Wednesday, April 13, 2011

France becomes the first country to ban the burka.

France is officially the first European country to ban the Islamic face cover gowns for women, the burka and the niqab.

Protests are almost sure to happen, not only in France but in many other countries, both European with a significant Muslim population and of course the Islamic nations.

Was the decision right and what is the French leadership trying to achieve? France has the largest Muslim population in Europe of about 6 million people. What are the messages that are trying to pass to its youth?

Humans are creatures that communicate with their facial expressions and eyes, so making a woman to wear those two garments is certainly dehumanizing and limiting her in every social interaction, apart from those with her fellow sisters in Islam.

Of course that is the whole purpose of it, because according to the Islamic teachings women should be modest and "liberated" in this way, from being preyed on by men. The disturbing thing is that in 2011 there are still women that feel that this is a social norm.

Europeans have liberated their women decades ago, although the fight is still on for a full equality between the two genders. We have also loosen the power of the Catholic and Orthodox Churches, freeing our spirits from any moral enslavement and limitation that Christianity has tried to place upon us.

Should we allow certain conservative doctrines of Islam to spread in Europe, keeping European citizens under their archaic influence? Either you are European by birth or by the naturalization process, you are a citizen of this continent. You can be Muslim and European, but only if you share some basic values with the general population.

Turkey can be a leading example of a more secular version of Islam. Perhaps we could even encourage the various secular Islamic elements or communities in our continent, to work for a European version of Islam. One that would be compatible with the overall values that identify us as Europeans.

Of course not all Muslims support such extreme forms of their religion. We can not brush them all with the same brush. They come from many different countries, that themselves follow very different versions of Islam and have their own distinctive cultures.

The solution would be to encourage them to explore their "Europeaness" through education, intercultural dialogue and more participation to the "commons," eradicating any radical elements among them. Thus giving them a greater say and involvement in our societies.

But do they really want to integrate, or see themselves as Muslims first, then anything else?Also do we want them to do so and have them as more engaged, vocal members in our society?

No matter what, a total ban of those garments can not be part of the solution. It will harden the stance of the Muslim communities in Europe, as they will feel they are being targeted and discriminated against.

Banning any signs of any religious expression, attracts more attention to the cultural differences and in fact it feeds any radical elements. It  provides them with more arguments to turn the Islamic community more defensive of such practices and identify them as inseparable elements of their identity.

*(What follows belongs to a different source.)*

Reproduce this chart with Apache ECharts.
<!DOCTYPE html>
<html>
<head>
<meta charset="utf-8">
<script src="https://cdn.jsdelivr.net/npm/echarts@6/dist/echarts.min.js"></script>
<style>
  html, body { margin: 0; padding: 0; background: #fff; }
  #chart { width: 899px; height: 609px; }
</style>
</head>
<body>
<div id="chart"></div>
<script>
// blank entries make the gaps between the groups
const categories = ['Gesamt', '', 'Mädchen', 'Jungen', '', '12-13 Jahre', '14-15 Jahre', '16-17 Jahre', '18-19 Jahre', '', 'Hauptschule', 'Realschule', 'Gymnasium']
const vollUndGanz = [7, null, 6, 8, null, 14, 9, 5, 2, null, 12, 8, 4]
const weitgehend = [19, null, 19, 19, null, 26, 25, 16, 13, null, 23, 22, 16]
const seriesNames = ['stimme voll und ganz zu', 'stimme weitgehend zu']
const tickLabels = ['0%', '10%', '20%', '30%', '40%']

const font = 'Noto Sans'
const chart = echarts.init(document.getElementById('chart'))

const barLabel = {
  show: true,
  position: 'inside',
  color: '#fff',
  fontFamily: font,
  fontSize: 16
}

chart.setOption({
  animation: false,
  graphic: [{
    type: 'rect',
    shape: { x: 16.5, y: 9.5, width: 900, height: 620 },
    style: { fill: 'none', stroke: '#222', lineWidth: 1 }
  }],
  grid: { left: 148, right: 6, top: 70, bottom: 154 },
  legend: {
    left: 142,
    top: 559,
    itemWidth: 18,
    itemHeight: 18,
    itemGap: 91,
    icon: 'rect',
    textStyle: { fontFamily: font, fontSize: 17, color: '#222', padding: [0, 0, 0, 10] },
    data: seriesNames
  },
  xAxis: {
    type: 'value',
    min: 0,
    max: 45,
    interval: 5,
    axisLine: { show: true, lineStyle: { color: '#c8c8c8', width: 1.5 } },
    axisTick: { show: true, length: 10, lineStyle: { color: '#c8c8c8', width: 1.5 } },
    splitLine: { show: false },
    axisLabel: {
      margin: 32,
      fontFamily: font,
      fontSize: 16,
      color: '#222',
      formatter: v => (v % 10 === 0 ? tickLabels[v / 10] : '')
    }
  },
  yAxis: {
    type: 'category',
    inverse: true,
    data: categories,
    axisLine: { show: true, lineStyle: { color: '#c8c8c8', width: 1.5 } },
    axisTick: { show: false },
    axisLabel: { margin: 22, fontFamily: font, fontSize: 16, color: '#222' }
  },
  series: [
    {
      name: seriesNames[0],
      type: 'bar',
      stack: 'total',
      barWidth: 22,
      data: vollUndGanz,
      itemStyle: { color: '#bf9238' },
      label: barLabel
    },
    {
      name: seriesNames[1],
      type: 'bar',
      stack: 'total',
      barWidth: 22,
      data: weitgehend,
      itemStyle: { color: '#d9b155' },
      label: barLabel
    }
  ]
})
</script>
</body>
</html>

Education is a key tool to tackle the more conservative practices of Islam, but it will be also necessary for the Muslim communities to be engaged and mobilized in this effort. It is also up to them and in their interests to become integrated and an active part of European society, not limiting themselves by doing the jobs that the natives do not want to do anymore.

They can leave their mark in our continent in a more constructive way, that being just a labor force. But that will need some change in their overall mentality. In Italy they banned recently any crucifix idols from their schools. The Catholic citizens of the country did not protest or threatened anyone in such extend, that the Muslims often do.

They can't understand that if they want to live in Europe and call themselves Europeans, they will have to leave some cultural aspects of their countries of origin behind. If not, they will always be "guests" in our continent, no matter what their passport declares.

It is simply a rejection of the European values and way of thinking, to staunchly resist any kind of modernization. The fact that everyone is free to practice any religion in Europe, does not mean that it should be accompanied with practices that clash with our secular society.

On the other hand, the difficulties that European countries are having when it comes to integrating its immigrant communities offer some clues. Do we really want to integrate our immigrants into our societies, or we are just covering our labor needs with immigration?

 But then why allow a population of 6 million to enter your country, if you do not wish to integrate them and why allow an increasing flow of immigration from Muslim nations?Perhaps we should be looking elsewhere, in regions like Latin America that culturally is closer to us, to cover our labor force needs.

Can there ever be a successful multicultural model that does not segregate the various communities? One solution would be to allow everyone to practice what they want, just like in America. But then what would be our own, distinctive European identity and what will it mean to be a European?









You do not become European citizen just so you have a passport and the right to stay in the country. One of the obligations you have when holding a European passport, is to make an effort to integrate and be a constructive member to your community.

You do not have to convert to Christianity just to fit in, but you certainly need to understand and accept certain values of your host country.Blend your values and traditions of your country of origin, with those of your adopted country and you won't feel an outsider ever again.